#### [Data]
START
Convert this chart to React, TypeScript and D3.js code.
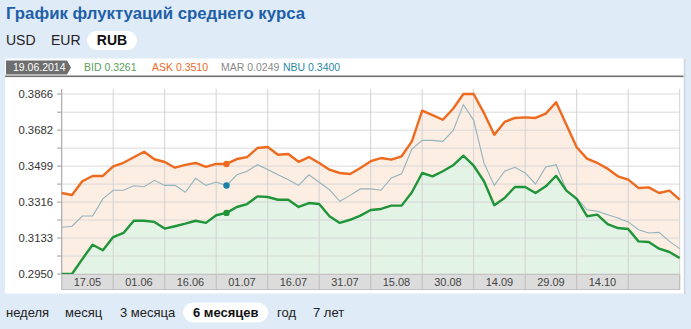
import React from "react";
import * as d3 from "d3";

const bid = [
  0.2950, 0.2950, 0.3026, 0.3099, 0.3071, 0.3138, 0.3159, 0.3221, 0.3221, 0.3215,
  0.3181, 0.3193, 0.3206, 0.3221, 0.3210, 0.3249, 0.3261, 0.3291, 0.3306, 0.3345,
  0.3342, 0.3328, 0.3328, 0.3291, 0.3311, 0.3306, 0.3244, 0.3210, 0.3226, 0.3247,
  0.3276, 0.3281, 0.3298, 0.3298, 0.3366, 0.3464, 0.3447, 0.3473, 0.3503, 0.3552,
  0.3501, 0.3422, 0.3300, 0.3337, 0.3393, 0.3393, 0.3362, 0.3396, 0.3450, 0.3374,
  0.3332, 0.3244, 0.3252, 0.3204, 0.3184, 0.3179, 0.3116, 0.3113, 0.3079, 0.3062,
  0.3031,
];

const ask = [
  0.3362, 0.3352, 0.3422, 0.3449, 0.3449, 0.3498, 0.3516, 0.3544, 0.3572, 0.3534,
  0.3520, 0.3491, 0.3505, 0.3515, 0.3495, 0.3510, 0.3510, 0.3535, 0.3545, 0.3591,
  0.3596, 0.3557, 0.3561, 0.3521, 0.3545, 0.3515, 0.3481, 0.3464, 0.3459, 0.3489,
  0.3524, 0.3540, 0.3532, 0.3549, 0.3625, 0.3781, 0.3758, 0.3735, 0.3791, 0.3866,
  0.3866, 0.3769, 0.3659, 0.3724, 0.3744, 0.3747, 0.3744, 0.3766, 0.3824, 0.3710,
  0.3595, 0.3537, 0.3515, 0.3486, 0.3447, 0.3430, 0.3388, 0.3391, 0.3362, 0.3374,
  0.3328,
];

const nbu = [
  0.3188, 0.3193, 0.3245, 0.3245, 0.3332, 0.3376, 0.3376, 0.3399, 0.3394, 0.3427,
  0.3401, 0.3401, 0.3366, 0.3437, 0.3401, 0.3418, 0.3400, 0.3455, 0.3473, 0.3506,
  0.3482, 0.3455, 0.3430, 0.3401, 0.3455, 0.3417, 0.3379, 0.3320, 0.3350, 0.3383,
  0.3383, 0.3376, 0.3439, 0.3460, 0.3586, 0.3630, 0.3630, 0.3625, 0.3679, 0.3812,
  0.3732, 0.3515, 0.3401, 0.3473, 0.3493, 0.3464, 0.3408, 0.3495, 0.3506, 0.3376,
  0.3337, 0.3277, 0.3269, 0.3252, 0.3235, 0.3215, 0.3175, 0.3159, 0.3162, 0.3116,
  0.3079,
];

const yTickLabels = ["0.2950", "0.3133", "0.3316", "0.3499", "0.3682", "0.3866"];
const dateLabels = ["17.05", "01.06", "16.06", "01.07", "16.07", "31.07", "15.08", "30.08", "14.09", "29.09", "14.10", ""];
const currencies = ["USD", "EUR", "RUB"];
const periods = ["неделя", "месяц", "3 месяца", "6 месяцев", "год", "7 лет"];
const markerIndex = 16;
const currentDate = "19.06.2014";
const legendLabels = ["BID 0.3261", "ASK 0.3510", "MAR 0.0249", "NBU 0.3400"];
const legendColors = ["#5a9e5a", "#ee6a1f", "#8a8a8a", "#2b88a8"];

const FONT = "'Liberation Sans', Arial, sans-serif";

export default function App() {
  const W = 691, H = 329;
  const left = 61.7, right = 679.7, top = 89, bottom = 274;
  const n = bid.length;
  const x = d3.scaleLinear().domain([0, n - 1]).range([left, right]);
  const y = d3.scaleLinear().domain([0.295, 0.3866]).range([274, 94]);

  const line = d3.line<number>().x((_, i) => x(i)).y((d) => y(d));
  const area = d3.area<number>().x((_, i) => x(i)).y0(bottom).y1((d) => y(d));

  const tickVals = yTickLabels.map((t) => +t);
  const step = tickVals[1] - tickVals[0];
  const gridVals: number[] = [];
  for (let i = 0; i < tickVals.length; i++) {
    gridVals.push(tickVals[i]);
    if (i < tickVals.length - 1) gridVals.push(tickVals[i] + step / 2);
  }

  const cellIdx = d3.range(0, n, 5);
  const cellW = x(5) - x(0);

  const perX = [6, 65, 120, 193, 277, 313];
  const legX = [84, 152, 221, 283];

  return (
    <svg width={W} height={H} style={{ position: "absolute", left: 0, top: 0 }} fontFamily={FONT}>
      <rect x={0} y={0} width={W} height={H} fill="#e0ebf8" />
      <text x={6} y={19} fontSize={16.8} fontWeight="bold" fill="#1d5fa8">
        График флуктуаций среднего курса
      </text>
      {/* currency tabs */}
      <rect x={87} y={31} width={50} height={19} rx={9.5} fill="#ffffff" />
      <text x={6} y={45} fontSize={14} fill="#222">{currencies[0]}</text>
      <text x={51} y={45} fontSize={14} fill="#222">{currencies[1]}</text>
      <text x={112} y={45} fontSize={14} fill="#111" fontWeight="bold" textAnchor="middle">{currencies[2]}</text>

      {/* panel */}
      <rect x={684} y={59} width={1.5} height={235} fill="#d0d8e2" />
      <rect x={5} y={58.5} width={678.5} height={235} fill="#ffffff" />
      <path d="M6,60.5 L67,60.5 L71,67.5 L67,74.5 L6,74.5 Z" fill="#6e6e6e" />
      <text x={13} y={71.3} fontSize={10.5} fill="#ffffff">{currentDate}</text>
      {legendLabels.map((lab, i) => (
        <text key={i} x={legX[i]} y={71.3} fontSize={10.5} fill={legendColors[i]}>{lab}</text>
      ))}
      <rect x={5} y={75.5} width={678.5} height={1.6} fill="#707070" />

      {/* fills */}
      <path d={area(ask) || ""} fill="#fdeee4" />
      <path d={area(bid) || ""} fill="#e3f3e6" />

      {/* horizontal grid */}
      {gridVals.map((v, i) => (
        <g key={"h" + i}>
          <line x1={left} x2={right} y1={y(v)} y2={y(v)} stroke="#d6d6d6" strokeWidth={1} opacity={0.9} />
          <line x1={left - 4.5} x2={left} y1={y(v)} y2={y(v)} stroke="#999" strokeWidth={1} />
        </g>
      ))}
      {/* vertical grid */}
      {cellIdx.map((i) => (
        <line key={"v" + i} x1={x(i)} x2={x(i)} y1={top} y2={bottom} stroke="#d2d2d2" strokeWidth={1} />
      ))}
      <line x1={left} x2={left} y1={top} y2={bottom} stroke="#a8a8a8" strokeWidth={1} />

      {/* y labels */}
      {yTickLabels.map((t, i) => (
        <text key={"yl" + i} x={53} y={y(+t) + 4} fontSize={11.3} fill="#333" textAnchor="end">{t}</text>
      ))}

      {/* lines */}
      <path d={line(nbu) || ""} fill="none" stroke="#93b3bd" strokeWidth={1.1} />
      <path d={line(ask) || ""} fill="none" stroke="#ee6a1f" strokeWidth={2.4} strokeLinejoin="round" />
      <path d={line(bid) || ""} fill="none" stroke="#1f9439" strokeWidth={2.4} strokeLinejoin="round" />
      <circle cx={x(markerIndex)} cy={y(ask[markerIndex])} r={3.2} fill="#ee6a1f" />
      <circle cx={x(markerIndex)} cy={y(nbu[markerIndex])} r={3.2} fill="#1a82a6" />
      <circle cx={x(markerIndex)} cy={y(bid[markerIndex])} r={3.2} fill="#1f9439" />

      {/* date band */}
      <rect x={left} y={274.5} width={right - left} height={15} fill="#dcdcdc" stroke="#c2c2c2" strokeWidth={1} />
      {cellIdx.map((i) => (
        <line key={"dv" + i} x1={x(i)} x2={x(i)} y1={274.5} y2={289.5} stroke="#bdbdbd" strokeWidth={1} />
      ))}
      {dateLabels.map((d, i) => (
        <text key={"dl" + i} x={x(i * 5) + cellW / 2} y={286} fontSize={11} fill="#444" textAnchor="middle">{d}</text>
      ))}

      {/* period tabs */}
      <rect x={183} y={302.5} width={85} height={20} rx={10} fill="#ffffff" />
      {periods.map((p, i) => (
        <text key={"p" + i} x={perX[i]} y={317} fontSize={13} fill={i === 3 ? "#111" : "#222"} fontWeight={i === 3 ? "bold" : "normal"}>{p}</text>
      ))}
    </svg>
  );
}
END
#### [Work to complete]
Extract, word for word, each line from the top of the data down to and including the line with "import * as"; skip the pictures.

#### [Exercise answer]
Convert this chart to React, TypeScript and D3.js code.
import React from "react";
import * as d3 from "d3";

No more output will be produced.